■ What the task asks
Which lines hold the word "with"? Copy each one.

■ Material supplied
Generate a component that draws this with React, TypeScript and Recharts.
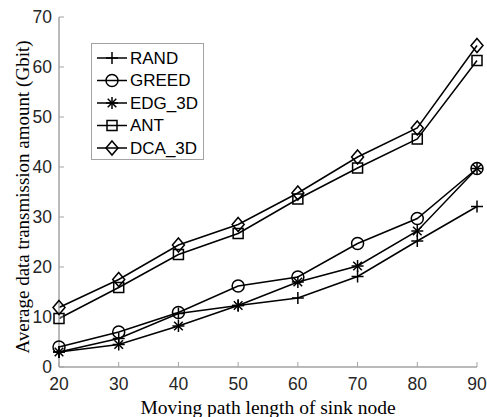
import React from "react"
import { LineChart, Line, XAxis, YAxis, Legend, Label } from "recharts"

const pathLength = [20, 30, 40, 50, 60, 70, 80, 90]
const rand = [3.0, 5.7, 10.7, 12.3, 13.8, 18.1, 25.2, 32.1]
const greed = [4.0, 7.0, 10.9, 16.2, 18.0, 24.7, 29.7, 39.7]
const edg3d = [3.0, 4.5, 8.2, 12.3, 17.0, 20.2, 27.2, 39.7]
const ant = [9.7, 15.9, 22.5, 26.7, 33.6, 39.8, 45.6, 61.3]
const dca3d = [11.9, 17.5, 24.4, 28.5, 34.8, 42.0, 47.8, 64.3]
const xTicks = [20, 30, 40, 50, 60, 70, 80, 90]
const yTicks = [0, 10, 20, 30, 40, 50, 60, 70]

type Shape = "plus" | "circle" | "star" | "square" | "diamond"

const series: { key: string; name: string; values: number[]; shape: Shape }[] = [
    { key: "rand", name: "RAND", values: rand, shape: "plus" },
    { key: "greed", name: "GREED", values: greed, shape: "circle" },
    { key: "edg", name: "EDG_3D", values: edg3d, shape: "star" },
    { key: "ant", name: "ANT", values: ant, shape: "square" },
    { key: "dca", name: "DCA_3D", values: dca3d, shape: "diamond" },
]

const data = pathLength.map((x, i) => {
    const row: Record<string, number> = { x }
    series.forEach((s) => (row[s.key] = s.values[i]))
    return row
})

const AXIS = "#a3a3a3"
const INK = "#000"
const sans = "'Liberation Sans', Arial, sans-serif"
const serif = "'Liberation Serif', 'Times New Roman', serif"

function Marker({ shape, cx, cy }: { shape: Shape; cx: number; cy: number }) {
    const p = { stroke: INK, strokeWidth: 1.5, fill: "none" }
    switch (shape) {
        case "plus":
            return (
                <g {...p}>
                    <line x1={cx - 6} y1={cy} x2={cx + 6} y2={cy} />
                    <line x1={cx} y1={cy - 6} x2={cx} y2={cy + 6} />
                </g>
            )
        case "circle":
            return <circle cx={cx} cy={cy} r={6} {...p} />
        case "star":
            return (
                <g {...p}>
                    <line x1={cx - 6} y1={cy} x2={cx + 6} y2={cy} />
                    <line x1={cx} y1={cy - 6} x2={cx} y2={cy + 6} />
                    <line x1={cx - 4.3} y1={cy - 4.3} x2={cx + 4.3} y2={cy + 4.3} />
                    <line x1={cx - 4.3} y1={cy + 4.3} x2={cx + 4.3} y2={cy - 4.3} />
                </g>
            )
        case "square":
            return <rect x={cx - 5} y={cy - 5} width={10} height={10} {...p} />
        case "diamond":
            return (
                <polygon
                    points={`${cx},${cy - 7} ${cx + 6},${cy} ${cx},${cy + 7} ${cx - 6},${cy}`}
                    {...p}
                />
            )
    }
}

function LegendBox() {
    return (
        <svg width={113} height={117} style={{ display: "block" }}>
            <rect x={0.5} y={0.5} width={112} height={116} fill="#fff" stroke={AXIS} strokeWidth={1} />
            {series.map((s, i) => {
                const cy = 15 + i * 22.5
                return (
                    <g key={s.key}>
                        <line x1={6} y1={cy} x2={36} y2={cy} stroke={INK} strokeWidth={1.5} />
                        <Marker shape={s.shape} cx={21} cy={cy} />
                        <text
                            x={39}
                            y={cy}
                            dominantBaseline="central"
                            fontSize={17}
                            fontFamily={sans}
                            fill={INK}
                        >
                            {s.name}
                        </text>
                    </g>
                )
            })}
        </svg>
    )
}

export default function App() {
    return (
        <div style={{ position: "absolute", left: 0, top: 0, background: "#fff" }}>
            <LineChart width={487} height={417} data={data} margin={{ top: 17, right: 10, left: 0, bottom: 0 }}>
                <XAxis
                    dataKey="x"
                    type="number"
                    domain={[20, 90]}
                    ticks={xTicks}
                    height={50}
                    tickSize={-5}
                    tickMargin={16}
                    axisLine={{ stroke: AXIS, strokeWidth: 1.5 }}
                    tickLine={{ stroke: AXIS }}
                    tick={{ fill: "#262626", fontSize: 17.5, fontFamily: sans }}
                >
                    <Label
                        content={(props: any) => {
                            const vb = props.viewBox
                            return (
                                <text
                                    x={vb.x + vb.width / 2}
                                    y={vb.y + 40}
                                    textAnchor="middle"
                                    dominantBaseline="central"
                                    fontSize={19.5}
                                    fontFamily={serif}
                                    fill={INK}
                                >
                                    Moving path length of sink node
                                </text>
                            )
                        }}
                    />
                </XAxis>
                <XAxis
                    xAxisId="top"
                    orientation="top"
                    type="number"
                    domain={[20, 90]}
                    ticks={xTicks}
                    height={0}
                    tick={false}
                    tickSize={-5}
                    axisLine={{ stroke: AXIS, strokeWidth: 1.5 }}
                    tickLine={{ stroke: AXIS }}
                />
                <YAxis
                    type="number"
                    domain={[0, 70]}
                    ticks={yTicks}
                    width={59}
                    tickSize={-5}
                    tickMargin={12}
                    axisLine={{ stroke: AXIS, strokeWidth: 1.5 }}
                    tickLine={{ stroke: AXIS }}
                    tick={{ fill: "#262626", fontSize: 17.5, fontFamily: sans }}
                >
                    <Label
                        content={(props: any) => {
                            const vb = props.viewBox
                            const cx = vb.x + 22
                            const cy = vb.y + vb.height / 2 + 5
                            return (
                                <text
                                    x={cx}
                                    y={cy}
                                    transform={`rotate(-90 ${cx} ${cy})`}
                                    textAnchor="middle"
                                    dominantBaseline="central"
                                    fontSize={19}
                                    fontFamily={serif}
                                    fill={INK}
                                >
                                    Average data transmission amount (Gbit)
                                </text>
                            )
                        }}
                    />
                </YAxis>
                <YAxis
                    yAxisId="right"
                    orientation="right"
                    type="number"
                    domain={[0, 70]}
                    ticks={yTicks}
                    width={0}
                    tick={false}
                    tickSize={-5}
                    axisLine={{ stroke: AXIS, strokeWidth: 1.5 }}
                    tickLine={{ stroke: AXIS }}
                />
                {series.map((s) => (
                    <Line
                        key={s.key}
                        dataKey={s.key}
                        name={s.name}
                        type="linear"
                        stroke={INK}
                        strokeWidth={1.5}
                        isAnimationActive={false}
                        dot={(props: any) => (
                            <Marker key={`${s.key}-${props.index}`} shape={s.shape} cx={props.cx} cy={props.cy} />
                        )}
                    />
                ))}
                <Legend
                    layout="vertical"
                    align="center"
                    verticalAlign="middle"
                    content={() => <LegendBox />}
                    wrapperStyle={{ left: 91, top: 43, width: 113, height: 117 }}
                />
            </LineChart>
        </div>
    )
}
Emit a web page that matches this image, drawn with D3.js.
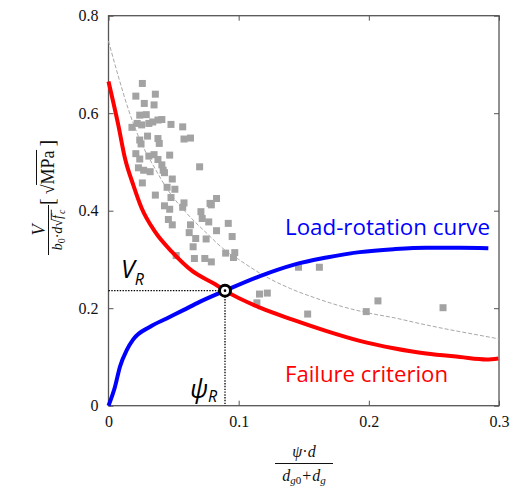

■ Result of this exercise
Generate a component that draws this with React, TypeScript and Recharts.
Emit a web page that matches this image, drawn with D3.js.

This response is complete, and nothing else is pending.